The point is, I clearly had a better handle on the real estate industry and the housing market than this realtor. Given that, why in the world would I pay her a commission? What exactly is she providing to me for that fee? I just don't see how someone like that could expect to have a future in that industry.

I commend the commenter's realtor friend for having an understanding of the market factors at play, and I'll bet when this housing crash is finally over, our commenter will feel that trust has been earned (at direct, personal expense to the agent) and will gladly pay a commission to be represented by an honest, knowledgeable professional.


  1. WOW, quoted on a good blog. Have I arrived? Will this be enough to get me into cool clubs or a date with Paris?

    Anyway, just wanted to clarify something about my statement. The Realtor in question will absolutely sell to any dope that thinks they're getting a good deal. What I appreciate is that she respects an educated (or at least informed) potential client and doesn't dispense the tired BS lines one would usually hear. One other thing I liked is that like some other agents I've talked to, does not discourage low-ball offers. I mentioned that to her and she said lately, the low-balls are coming from the smarter buyers. WE HAVE THE MONEY! That's another topic, though.

    Maybe I'll try to talk her into going for a few drinks, get her lubed up and REALLY get some good dirt. You and your readers know the score, but I'd still like to hear the honest inside crap that has to be flying in this industry.

    Thanks again.

  2. I'm looking forward to the dirt. Keep us posted...

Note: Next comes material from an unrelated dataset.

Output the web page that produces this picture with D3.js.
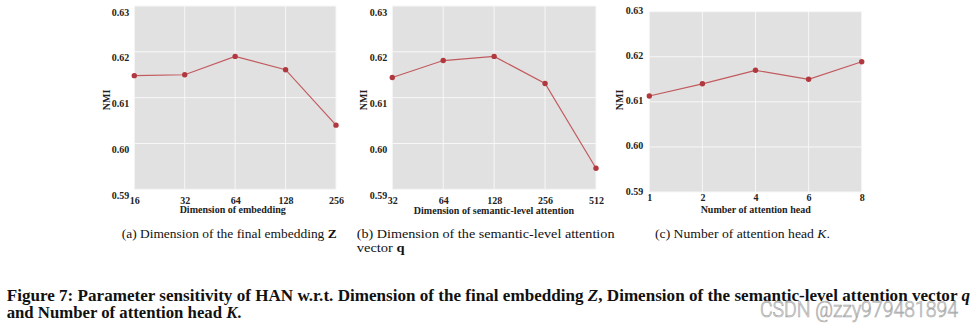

  3. "but I'd still like to hear the honest inside crap that has to be flying in this industry."

    You make it sound like there is some great conspiracy to uncover here....

    Sorry to disappoint, but there really is none...truth is, most agents are really too stupid and uninformed about economic matters to truly understand what is happening in their world. They drank the kool-aid for so many years (remember, their industry leaders put their heads in the sand and fed lies to them...) that they have not yet caught on.

    Trust me, I know. Nothing to see here...move along.